Over a few weeks, I got more notes from this ‘secret admirer,’ and at first, it was cute. Then it started to get weird. As I read the notes continually being placed into my locker, they began to make me uncomfortable. Now, whoever this person was, he was starting to talk about my body. I developed early, and unfortunately, I was a skinny girl with big boobs, which sucks in middle school. He kept talking about wanting to touch them, saying that my boyfriend had penis breath and ultimately was creepy. At that point, I wanted it to stop. So, I brought the notes to my parents, a bold move as they usually didn’t help me out when it came to bullying. I was surprised to find out they were genuinely concerned. My parents got the school involved since this had become stalking. They showed the notes I received, and the school went over the hallway security camera footage to find out who had been doing this to me.
When they called us back in for a meeting, it was the moment I learned that I couldn’t trust anyone. As it turns out, there was no ‘secret admirer,’ and I was stupid to believe that there was. Two girls, who I thought were my friends, had crafted this joke. Girls I had shared these notes with and trusted were the ones that wrote them. I was beyond hurt and confused. The only reason they ever gave was that they thought it was funny. That it was just a joke, and they didn’t intend to harm me. However, we all know it is not about the intent. It is about the effect. It ruined me. After it all, I avoided those girls as much as possible. I kept to myself and didn’t trust a single note passed my way. I was the butt of a joke and felt like I always would be. Weirdly, it made me miss the bullying at my old school. Taking a punch was much easier than this psychological warfare.

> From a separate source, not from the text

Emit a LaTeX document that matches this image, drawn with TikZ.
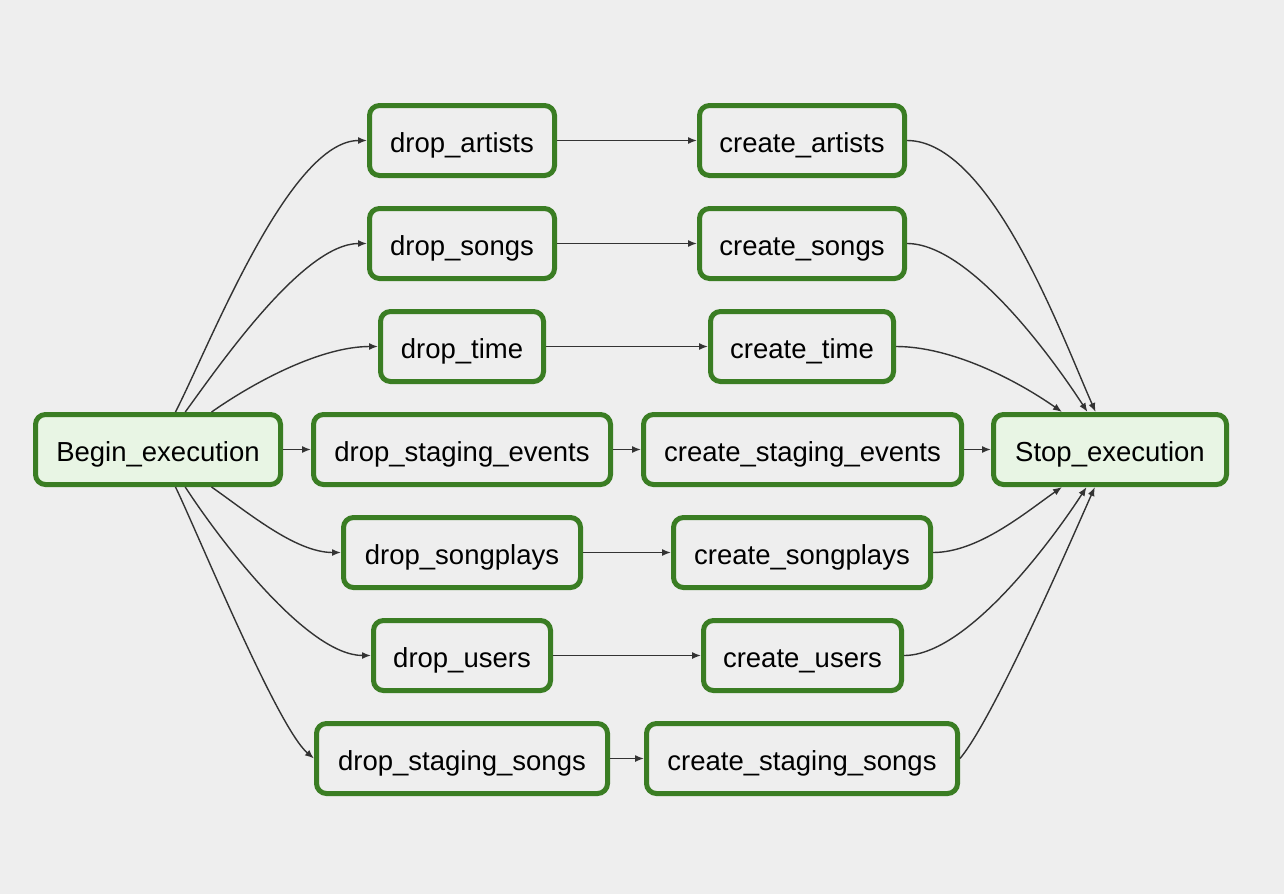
\documentclass[tikz,border=0pt]{standalone}
\usepackage{fontspec}
\setmainfont{Liberation Sans}
\usetikzlibrary{arrows.meta}
\definecolor{bg}{RGB}{238,238,238}
\definecolor{tgreen}{RGB}{58,125,35}
\definecolor{lgreen}{RGB}{232,245,228}
\definecolor{edge}{RGB}{51,51,51}
\tikzset{
  task/.style={draw=tgreen, line width=5pt, rounded corners=10pt, fill=bg,
    minimum height=70pt, inner sep=0pt, text height=24pt, text depth=0pt,
    font=\fontsize{27.5}{33}\selectfont, text=black},
  term/.style={task, fill=lgreen},
  conn/.style={draw=edge, line width=1.4pt, -{Latex[length=9pt,width=7pt]}}
}
\begin{document}
\begin{tikzpicture}[x=1pt,y=-1pt]
\useasboundingbox (0,0) rectangle (1284,894);
\fill[bg] (0,0) rectangle (1284,894);

\node[term, minimum width=245pt] (begin) at (158,449.5) {Begin\_execution};
\node[term, minimum width=233pt] (stop) at (1110,449.5) {Stop\_execution};

\node[task, minimum width=185pt] (da) at (462,140.5) {drop\_artists};
\node[task, minimum width=205pt] (ca) at (802,140.5) {create\_artists};
\node[task, minimum width=185pt] (ds) at (462,243.5) {drop\_songs};
\node[task, minimum width=205pt] (cs) at (802,243.5) {create\_songs};
\node[task, minimum width=163pt] (dt) at (462,346.5) {drop\_time};
\node[task, minimum width=183pt] (ct) at (802,346.5) {create\_time};
\node[task, minimum width=297pt] (de) at (462,449.5) {drop\_staging\_events};
\node[task, minimum width=318pt] (ce) at (802.5,449.5) {create\_staging\_events};
\node[task, minimum width=237pt] (dp) at (462,552.5) {drop\_songplays};
\node[task, minimum width=257pt] (cp) at (802,552.5) {create\_songplays};
\node[task, minimum width=177pt] (du) at (462,655.5) {drop\_users};
\node[task, minimum width=198pt] (cu) at (802.5,655.5) {create\_users};
\node[task, minimum width=291pt] (dg) at (462,758.5) {drop\_staging\_songs};
\node[task, minimum width=311pt] (cg) at (802,758.5) {create\_staging\_songs};

% Begin -> drop
\draw[conn] (begin.65.6) to[out=63,in=180,looseness=0.6] (da.west);
\draw[conn] (begin.54.2) to[out=54,in=180,looseness=0.65] (ds.west);
\draw[conn] (begin.35.8) to[out=35,in=180,looseness=0.8] (dt.west);
\draw[conn] (begin.east) -- (de.west);
\draw[conn] (begin.-35.8) to[out=-35,in=180,looseness=0.8] (dp.west);
\draw[conn] (begin.-54.2) to[out=-57,in=180,looseness=0.65] (du.west);
\draw[conn] (begin.-65.6) to[out=-64,in=140,looseness=0.4] (dg.west);

% drop -> create
\draw[conn] (da.east) -- (ca.west);
\draw[conn] (ds.east) -- (cs.west);
\draw[conn] (dt.east) -- (ct.west);
\draw[conn] (de.east) -- (ce.west);
\draw[conn] (dp.east) -- (cp.west);
\draw[conn] (du.east) -- (cu.west);
\draw[conn] (dg.east) -- (cg.west);

% create -> stop
\draw[conn] (ca.east) to[out=0,in=114,looseness=0.65] (stop.111.8);
\draw[conn] (cs.east) to[out=0,in=123,looseness=0.65] (stop.121.5);
\draw[conn] (ct.east) to[out=0,in=145,looseness=0.8] (stop.142);
\draw[conn] (ce.east) -- (stop.west);
\draw[conn] (cp.east) to[out=0,in=215,looseness=0.8] (stop.218);
\draw[conn] (cu.east) to[out=0,in=237,looseness=0.65] (stop.238.5);
\draw[conn] (cg.east) to[out=50,in=246,looseness=0.45] (stop.248.2);
\end{tikzpicture}
\end{document}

Eventually, I moved on to high school and forgot about the whole thing for a while. Now that I’ve started working on my trauma, I vividly remember this situation. All I can say is be careful what you do and how you treat people. You never know how it will affect them later in life. I still have trust issues, and I don’t make friends easily. It’s a process for me to know that someone who wants to be in my life doesn’t have ulterior motives. I wish it didn’t happen, but I have learned and grown from it. I’m not sure I can say the same about those girls.